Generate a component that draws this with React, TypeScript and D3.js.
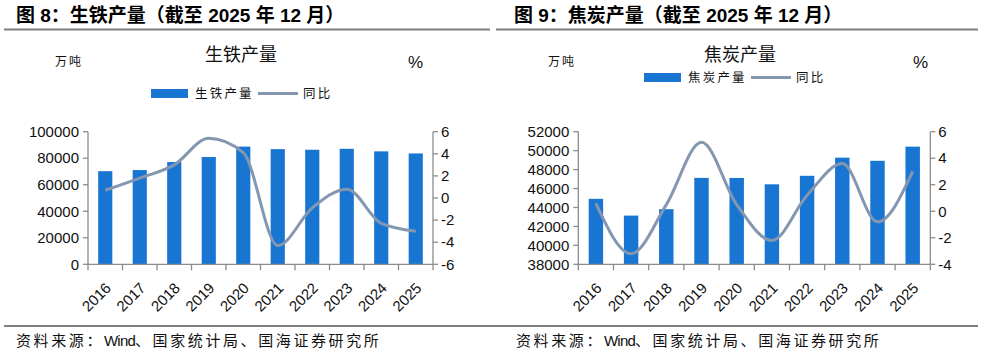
import React from 'react';
import * as d3 from 'd3';

const years = ['2016', '2017', '2018', '2019', '2020', '2021', '2022', '2023', '2024', '2025'];
const pigIron = [70227, 71076, 77105, 80937, 88752, 86857, 86383, 87101, 85174, 83600];
const pigIronYoy = [0.7, 1.8, 3.0, 5.4, 4.1, -4.3, -0.9, 0.8, -2.3, -3.0];
const coke = [44911, 43143, 43820, 47126, 47116, 46446, 47344, 49260, 48927, 50420];
const cokeYoy = [0.6, -3.2, 0.5, 5.2, 0.5, -2.2, 1.2, 3.6, -0.8, 3.0];
const pigLeftTicks = [0, 20000, 40000, 60000, 80000, 100000];
const pigRightTicks = [-6, -4, -2, 0, 2, 4, 6];
const cokeLeftTicks = [38000, 40000, 42000, 44000, 46000, 48000, 50000, 52000];
const cokeRightTicks = [-4, -2, 0, 2, 4, 6];

const CJK = '"Noto Sans CJK SC", sans-serif';
const NUM = '"Liberation Sans", Arial, sans-serif';
const BAR = '#1876d2';
const LINE = '#8497b0';
const AXIS = '#8c8c8c';

type PanelProps = {
  header: React.ReactNode;
  headerX: number;
  ruleX0: number;
  ruleX1: number;
  chartTitle: string;
  barName: string;
  titleX: number;
  unitX: number;
  pctX: number;
  legendX: number;
  legendY: number;
  x0: number;
  x1: number;
  leftDomain: [number, number];
  leftTicks: number[];
  rightDomain: [number, number];
  rightTicks: number[];
  bars: number[];
  yoy: number[];
};

function Panel(p: PanelProps) {
  const yTop = 131.7;
  const yBot = 264.3;
  const x = d3.scaleBand<string>().domain(years).range([p.x0, p.x1]).paddingInner(0.59).paddingOuter(0.295);
  const step = (p.x1 - p.x0) / years.length;
  const yL = d3.scaleLinear().domain(p.leftDomain).range([yBot, yTop]);
  const yR = d3.scaleLinear().domain(p.rightDomain).range([yBot, yTop]);
  const cx = (d: string) => (x(d) as number) + x.bandwidth() / 2;
  const line = d3
    .line<number>()
    .x((_, i) => cx(years[i]))
    .y((v) => yR(v))
    .curve(d3.curveMonotoneX);
  return (
    <g>
      <text x={p.headerX} y={22} fontFamily={`${NUM.split(',')[0]}, ${CJK}`} fontWeight="bold" fontSize={19} fill="#000">
        {p.header}
      </text>
      <line x1={p.ruleX0} x2={p.ruleX1} y1={29.5} y2={29.5} stroke="#7f7f7f" strokeWidth={2} />
      <text x={p.titleX} y={61} textAnchor="middle" fontFamily={CJK} fontSize={18} fill="#111">
        {p.chartTitle}
      </text>
      <text x={p.unitX} y={66} fontFamily={CJK} fontSize={12} letterSpacing={2} fill="#111">
        万吨
      </text>
      <text x={p.pctX} y={68} fontFamily={NUM} fontSize={17} fill="#111">
        %
      </text>
      {/* legend */}
      <rect x={p.legendX} y={p.legendY - 4.5} width={37} height={9} fill={BAR} />
      <text x={p.legendX + 44} y={p.legendY + 4.5} fontFamily={CJK} fontSize={12.5} letterSpacing={2.2} fill="#111">
        {p.barName}
      </text>
      <line x1={p.legendX + 107} x2={p.legendX + 147} y1={p.legendY} y2={p.legendY} stroke={LINE} strokeWidth={3} />
      <text x={p.legendX + 152} y={p.legendY + 4.5} fontFamily={CJK} fontSize={12.5} letterSpacing={2.2} fill="#111">
        同比
      </text>
      {/* bars */}
      {years.map((yr, i) => (
        <rect key={yr} x={x(yr)} y={yL(p.bars[i])} width={x.bandwidth()} height={yBot - yL(p.bars[i])} fill={BAR} />
      ))}
      {/* axes */}
      <line x1={p.x0} x2={p.x0} y1={yTop} y2={yBot} stroke={AXIS} strokeWidth={1.3} />
      <line x1={p.x1} x2={p.x1} y1={yTop} y2={yBot} stroke={AXIS} strokeWidth={1.3} />
      <line x1={p.x0} x2={p.x1} y1={yBot} y2={yBot} stroke={AXIS} strokeWidth={1.3} />
      {p.leftTicks.map((t) => (
        <g key={'l' + t}>
          <line x1={p.x0 - 5} x2={p.x0} y1={yL(t)} y2={yL(t)} stroke={AXIS} strokeWidth={1.3} />
          <text x={p.x0 - 9} y={yL(t)} dy="0.35em" textAnchor="end" fontFamily={NUM} fontSize={15} fill="#111">
            {t}
          </text>
        </g>
      ))}
      {p.rightTicks.map((t) => (
        <g key={'r' + t}>
          <line x1={p.x1} x2={p.x1 + 5} y1={yR(t)} y2={yR(t)} stroke={AXIS} strokeWidth={1.3} />
          <text x={p.x1 + 8} y={yR(t)} dy="0.35em" textAnchor="start" fontFamily={NUM} fontSize={15} fill="#111">
            {t}
          </text>
        </g>
      ))}
      {d3.range(years.length + 1).map((i) => (
        <line key={'xt' + i} x1={p.x0 + i * step} x2={p.x0 + i * step} y1={yBot} y2={yBot + 6} stroke={AXIS} strokeWidth={1.3} />
      ))}
      {years.map((yr) => (
        <text
          key={'xl' + yr}
          transform={`translate(${cx(yr) + 3},${yBot + 21}) rotate(-45)`}
          textAnchor="end"
          dy="0.35em"
          fontFamily={NUM}
          fontSize={15}
          fill="#111"
        >
          {yr}
        </text>
      ))}
      <path d={line(p.yoy) || ''} fill="none" stroke={LINE} strokeWidth={3} />
    </g>
  );
}

function Source({ x }: { x: number }) {
  return (
    <text x={x} y={346} fontFamily={CJK} fontSize={15} fill="#111">
      <tspan letterSpacing={2.6}>资料来源：</tspan>
      <tspan fontFamily={NUM} letterSpacing={-0.8}>Wind</tspan>
      <tspan letterSpacing={2.6}>、国家统计局、国海证券研究所</tspan>
    </text>
  );
}

export default function App() {
  return (
    <svg
      width={982}
      height={358}
      viewBox="0 0 982 358"
      style={{ position: 'absolute', left: 0, top: 0, background: '#fff' }}
    >
      <rect width={982} height={358} fill="#fff" />
      <Panel
        header={<>图 8：生铁产量（截至 2025 年 12 月）</>}
        headerX={16}
        ruleX0={4}
        ruleX1={490}
        chartTitle="生铁产量"
        barName="生铁产量"
        titleX={241}
        unitX={55}
        pctX={408}
        legendX={151}
        legendY={93.5}
        x0={88}
        x1={433}
        leftDomain={[0, 100000]}
        leftTicks={pigLeftTicks}
        rightDomain={[-6, 6]}
        rightTicks={pigRightTicks}
        bars={pigIron}
        yoy={pigIronYoy}
      />
      <Panel
        header={<>图 9：焦炭产量（截至 2025 年 12 月）</>}
        headerX={514}
        ruleX0={496}
        ruleX1={978}
        chartTitle="焦炭产量"
        barName="焦炭产量"
        titleX={740}
        unitX={548}
        pctX={913}
        legendX={644}
        legendY={77.5}
        x0={578.3}
        x1={930.3}
        leftDomain={[38000, 52000]}
        leftTicks={cokeLeftTicks}
        rightDomain={[-4, 6]}
        rightTicks={cokeRightTicks}
        bars={coke}
        yoy={cokeYoy}
      />
      <line x1={4} x2={978} y1={326} y2={326} stroke="#7f7f7f" strokeWidth={2} />
      <Source x={16} />
      <Source x={516} />
    </svg>
  );
}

■ ■ ■

WHAT YOU SHOULD DO
Strip out the pictures and quote the remaining data word for word.

FINAL ANSWER
Generate a component that draws this with React, TypeScript and D3.js.
import React from 'react';
import * as d3 from 'd3';

const years = ['2016', '2017', '2018', '2019', '2020', '2021', '2022', '2023', '2024', '2025'];
const pigIron = [70227, 71076, 77105, 80937, 88752, 86857, 86383, 87101, 85174, 83600];
const pigIronYoy = [0.7, 1.8, 3.0, 5.4, 4.1, -4.3, -0.9, 0.8, -2.3, -3.0];
const coke = [44911, 43143, 43820, 47126, 47116, 46446, 47344, 49260, 48927, 50420];
const cokeYoy = [0.6, -3.2, 0.5, 5.2, 0.5, -2.2, 1.2, 3.6, -0.8, 3.0];
const pigLeftTicks = [0, 20000, 40000, 60000, 80000, 100000];
const pigRightTicks = [-6, -4, -2, 0, 2, 4, 6];
const cokeLeftTicks = [38000, 40000, 42000, 44000, 46000, 48000, 50000, 52000];
const cokeRightTicks = [-4, -2, 0, 2, 4, 6];

const CJK = '"Noto Sans CJK SC", sans-serif';
const NUM = '"Liberation Sans", Arial, sans-serif';
const BAR = '#1876d2';
const LINE = '#8497b0';
const AXIS = '#8c8c8c';

type PanelProps = {
  header: React.ReactNode;
  headerX: number;
  ruleX0: number;
  ruleX1: number;
  chartTitle: string;
  barName: string;
  titleX: number;
  unitX: number;
  pctX: number;
  legendX: number;
  legendY: number;
  x0: number;
  x1: number;
  leftDomain: [number, number];
  leftTicks: number[];
  rightDomain: [number, number];
  rightTicks: number[];
  bars: number[];
  yoy: number[];
};

function Panel(p: PanelProps) {
  const yTop = 131.7;
  const yBot = 264.3;
  const x = d3.scaleBand<string>().domain(years).range([p.x0, p.x1]).paddingInner(0.59).paddingOuter(0.295);
  const step = (p.x1 - p.x0) / years.length;
  const yL = d3.scaleLinear().domain(p.leftDomain).range([yBot, yTop]);
  const yR = d3.scaleLinear().domain(p.rightDomain).range([yBot, yTop]);
  const cx = (d: string) => (x(d) as number) + x.bandwidth() / 2;
  const line = d3
    .line<number>()
    .x((_, i) => cx(years[i]))
    .y((v) => yR(v))
    .curve(d3.curveMonotoneX);
  return (
    <g>
      <text x={p.headerX} y={22} fontFamily={`${NUM.split(',')[0]}, ${CJK}`} fontWeight="bold" fontSize={19} fill="#000">
        {p.header}
      </text>
      <line x1={p.ruleX0} x2={p.ruleX1} y1={29.5} y2={29.5} stroke="#7f7f7f" strokeWidth={2} />
      <text x={p.titleX} y={61} textAnchor="middle" fontFamily={CJK} fontSize={18} fill="#111">
        {p.chartTitle}
      </text>
      <text x={p.unitX} y={66} fontFamily={CJK} fontSize={12} letterSpacing={2} fill="#111">
        万吨
      </text>
      <text x={p.pctX} y={68} fontFamily={NUM} fontSize={17} fill="#111">
        %
      </text>
      {/* legend */}
      <rect x={p.legendX} y={p.legendY - 4.5} width={37} height={9} fill={BAR} />
      <text x={p.legendX + 44} y={p.legendY + 4.5} fontFamily={CJK} fontSize={12.5} letterSpacing={2.2} fill="#111">
        {p.barName}
      </text>
      <line x1={p.legendX + 107} x2={p.legendX + 147} y1={p.legendY} y2={p.legendY} stroke={LINE} strokeWidth={3} />
      <text x={p.legendX + 152} y={p.legendY + 4.5} fontFamily={CJK} fontSize={12.5} letterSpacing={2.2} fill="#111">
        同比
      </text>
      {/* bars */}
      {years.map((yr, i) => (
        <rect key={yr} x={x(yr)} y={yL(p.bars[i])} width={x.bandwidth()} height={yBot - yL(p.bars[i])} fill={BAR} />
      ))}
      {/* axes */}
      <line x1={p.x0} x2={p.x0} y1={yTop} y2={yBot} stroke={AXIS} strokeWidth={1.3} />
      <line x1={p.x1} x2={p.x1} y1={yTop} y2={yBot} stroke={AXIS} strokeWidth={1.3} />
      <line x1={p.x0} x2={p.x1} y1={yBot} y2={yBot} stroke={AXIS} strokeWidth={1.3} />
      {p.leftTicks.map((t) => (
        <g key={'l' + t}>
          <line x1={p.x0 - 5} x2={p.x0} y1={yL(t)} y2={yL(t)} stroke={AXIS} strokeWidth={1.3} />
          <text x={p.x0 - 9} y={yL(t)} dy="0.35em" textAnchor="end" fontFamily={NUM} fontSize={15} fill="#111">
            {t}
          </text>
        </g>
      ))}
      {p.rightTicks.map((t) => (
        <g key={'r' + t}>
          <line x1={p.x1} x2={p.x1 + 5} y1={yR(t)} y2={yR(t)} stroke={AXIS} strokeWidth={1.3} />
          <text x={p.x1 + 8} y={yR(t)} dy="0.35em" textAnchor="start" fontFamily={NUM} fontSize={15} fill="#111">
            {t}
          </text>
        </g>
      ))}
      {d3.range(years.length + 1).map((i) => (
        <line key={'xt' + i} x1={p.x0 + i * step} x2={p.x0 + i * step} y1={yBot} y2={yBot + 6} stroke={AXIS} strokeWidth={1.3} />
      ))}
      {years.map((yr) => (
        <text
          key={'xl' + yr}
          transform={`translate(${cx(yr) + 3},${yBot + 21}) rotate(-45)`}
          textAnchor="end"
          dy="0.35em"
          fontFamily={NUM}
          fontSize={15}
          fill="#111"
        >
          {yr}
        </text>
      ))}
      <path d={line(p.yoy) || ''} fill="none" stroke={LINE} strokeWidth={3} />
    </g>
  );
}

function Source({ x }: { x: number }) {
  return (
    <text x={x} y={346} fontFamily={CJK} fontSize={15} fill="#111">
      <tspan letterSpacing={2.6}>资料来源：</tspan>
      <tspan fontFamily={NUM} letterSpacing={-0.8}>Wind</tspan>
      <tspan letterSpacing={2.6}>、国家统计局、国海证券研究所</tspan>
    </text>
  );
}

export default function App() {
  return (
    <svg
      width={982}
      height={358}
      viewBox="0 0 982 358"
      style={{ position: 'absolute', left: 0, top: 0, background: '#fff' }}
    >
      <rect width={982} height={358} fill="#fff" />
      <Panel
        header={<>图 8：生铁产量（截至 2025 年 12 月）</>}
        headerX={16}
        ruleX0={4}
        ruleX1={490}
        chartTitle="生铁产量"
        barName="生铁产量"
        titleX={241}
        unitX={55}
        pctX={408}
        legendX={151}
        legendY={93.5}
        x0={88}
        x1={433}
        leftDomain={[0, 100000]}
        leftTicks={pigLeftTicks}
        rightDomain={[-6, 6]}
        rightTicks={pigRightTicks}
        bars={pigIron}
        yoy={pigIronYoy}
      />
      <Panel
        header={<>图 9：焦炭产量（截至 2025 年 12 月）</>}
        headerX={514}
        ruleX0={496}
        ruleX1={978}
        chartTitle="焦炭产量"
        barName="焦炭产量"
        titleX={740}
        unitX={548}
        pctX={913}
        legendX={644}
        legendY={77.5}
        x0={578.3}
        x1={930.3}
        leftDomain={[38000, 52000]}
        leftTicks={cokeLeftTicks}
        rightDomain={[-4, 6]}
        rightTicks={cokeRightTicks}
        bars={coke}
        yoy={cokeYoy}
      />
      <line x1={4} x2={978} y1={326} y2={326} stroke="#7f7f7f" strokeWidth={2} />
      <Source x={16} />
      <Source x={516} />
    </svg>
  );
}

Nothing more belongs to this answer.